Brothers stick together, even when they can’t stand each other and aren’t actually brothers. For twenty-odd years, New York punk quartet the Ramones traded under a single surname, dressed in a uniform of leather jackets and jeans, shared tour buses and dressing rooms, and hated each other’s guts. Fields and Gramaglia’s absorbing lament to a band that never matched respect with sales suggests that – along with the recent ‘Metallica: Some Kind of Monster’, and the soon-to-be-released ‘Dig!’ – rock and documentary might finally be able to find some common ground after the little difficulty that was ‘This is Spinal Tap’.
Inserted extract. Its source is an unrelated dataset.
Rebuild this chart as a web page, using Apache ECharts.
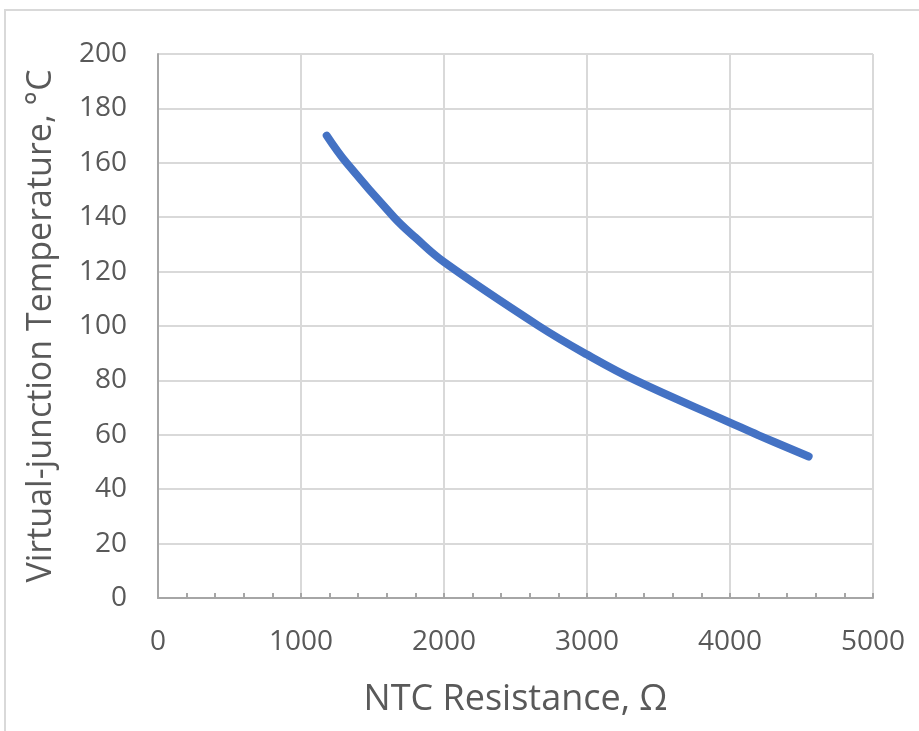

This is a largely sympathetic look at a group that could never cash in on the kind of witty, radio-friendly pop-punk sounds since imitated by everybody from the Pixies to Busted. Sympathetic, but even-handed: Johnny, the bowl-haired guitarist and de facto leader, is presented as an intractable, unfeeling right-wing disciplinarian, but one whose determination kept the band together and provided much of their dynamic. Johnny (who died last year) and singer Joey (who died in 2001) fell out in the early-’80s over a girl (later Johnny’s wife) – an experience that Joey exorcised in ‘The KKK Took My Baby Away’ – but they remained colleagues for another decade. It’s that kind of story: through regular turmoil – heroin, Phil Spector and constant caricature – indomitable Johnny and romantic Joey continue to believe that success is just round the corner, until both are forced to accept the inevitable. It’s possible that the band’s shared identity might ultimately have been more of a hindrance than a help; it is to the directors’ credit that the brothers’ individuality is allowed to stick out.